The regular season marks the culmination of an extensive investigation into who your team will be that year. By this point, you’ve gone through free agency, the draft, training camp, and the preseason. You feel good in your decisions insofar as you can create clarity without having played meaningful games. But there are still plenty of uncertainties that remain, whether at the start of the regular season or the end, and new ones continually develop over time.

That is what I will look to address in our Buy or Sell series. In each installment, I will introduce a topic statement and weigh some of the arguments for either buying it (meaning that you agree with it or expect it to be true) or selling it (meaning you disagree with it or expect it to be false).

The range of topics will be intentionally wide, from the general to the specific, from the immediate to that in the far future. And as we all tend to have an opinion on just about everything, I invite you to share your own each morning on the topic statement of the day.

Topic Statement: Tyson Alualu has not played his last down for the Steelers.

Explanation: After suffering a fractured ankle in yesterday’s game, thereby positioning him to possibly miss the rest of the season, some have called into question whether the 34-year-old defensive lineman has played his last snap.

Buy:

First and foremost, Alualu is under contract for the 2022 season, so even if he happens to miss the rest of this year, he can still return next year, and there is no indication that the Steelers don’t view him in their plans for the future. They pitched pretty hard for him to stay in Pittsburgh even after he agreed to sign with the Jacksonville Jaguars back in March.

He has become a staple, not just of this defensive line, but of the organization as a whole, and he is certainly a player whom they will stand behind in his recovery. And it’s possible that he will have the opportunity to return this season.

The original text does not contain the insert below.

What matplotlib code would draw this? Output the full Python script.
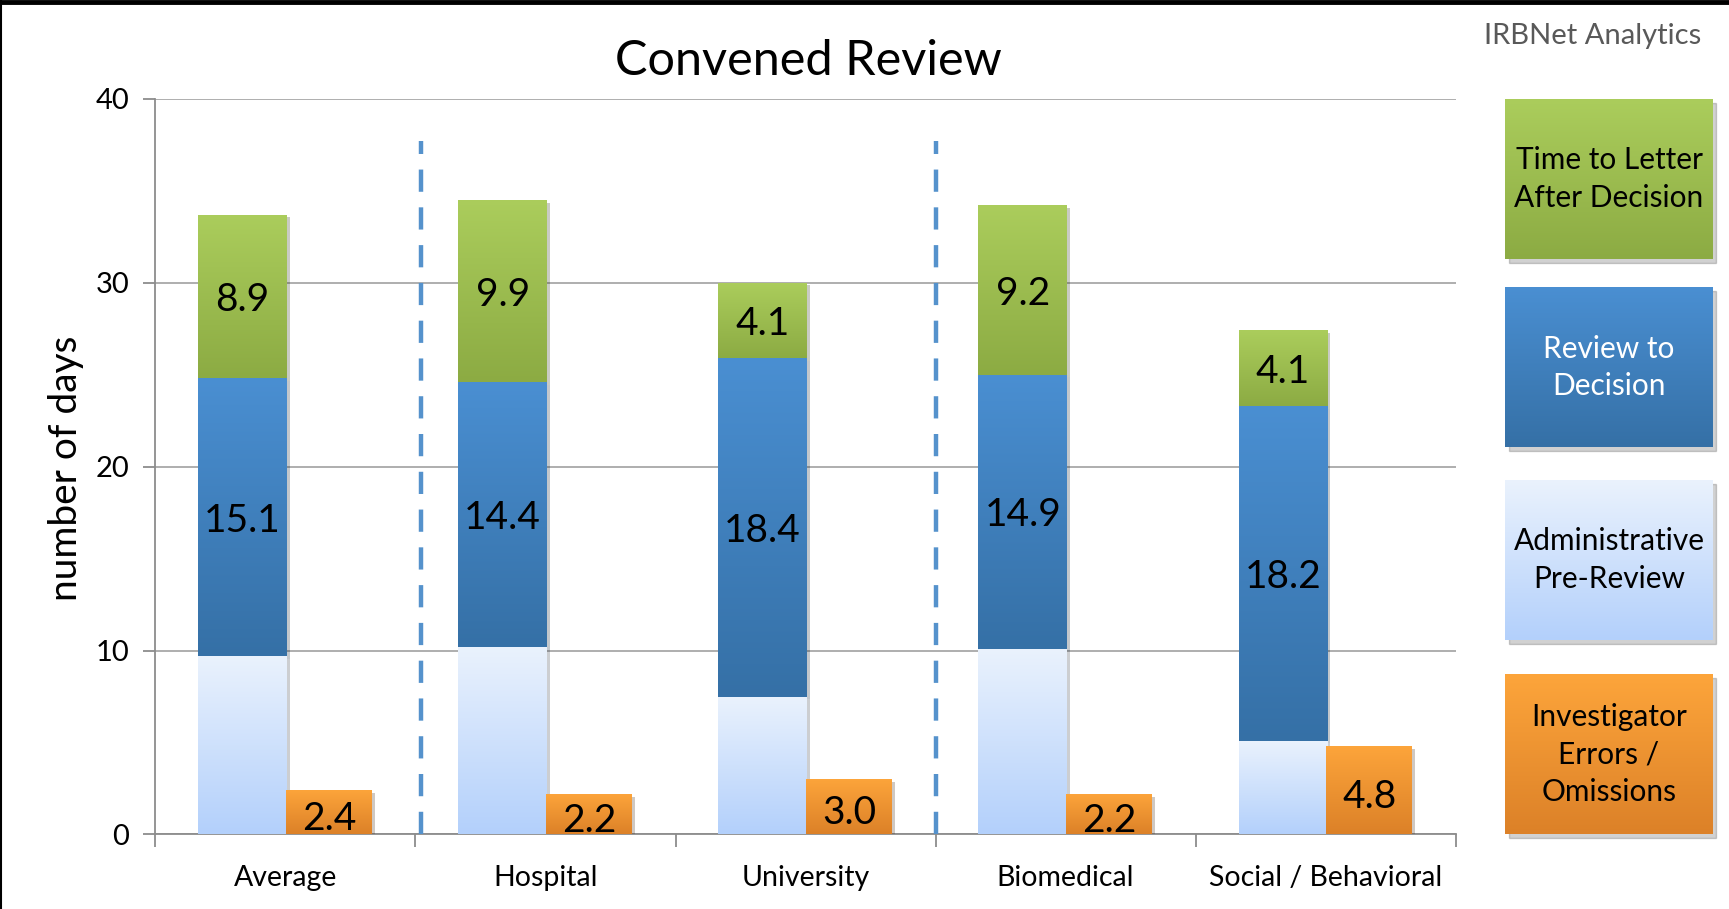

A fractured ankle can heal in a few months, according to people who know better than me. This isn’t like a torn ACL where only the freakiest of freak athletes who only have comparatively minor damage would be able to return in anything resembling a similar timeline.

Sell:

Ask David DeCastro about the Steelers sticking by their players through injury. That might be harsh to say, but the reality is that they are a business like everybody else, and salary cap realities are harsh. They had to release DeCastro because they couldn’t afford not to.

They might not be able to afford not to let Alualu go a year from now. It’s possible that they could even let him go this year, reaching an injury settlement, likely with some cap-saving benefits mixed on, a topic on which Dave would admittedly be better-informed.

35-year-olds coming off of broken ankles don’t generally make great nose tackles. With such a serious injury, by far the most significant he’s ever suffered in his career, in fact, Alualu may well just decide to call it a day.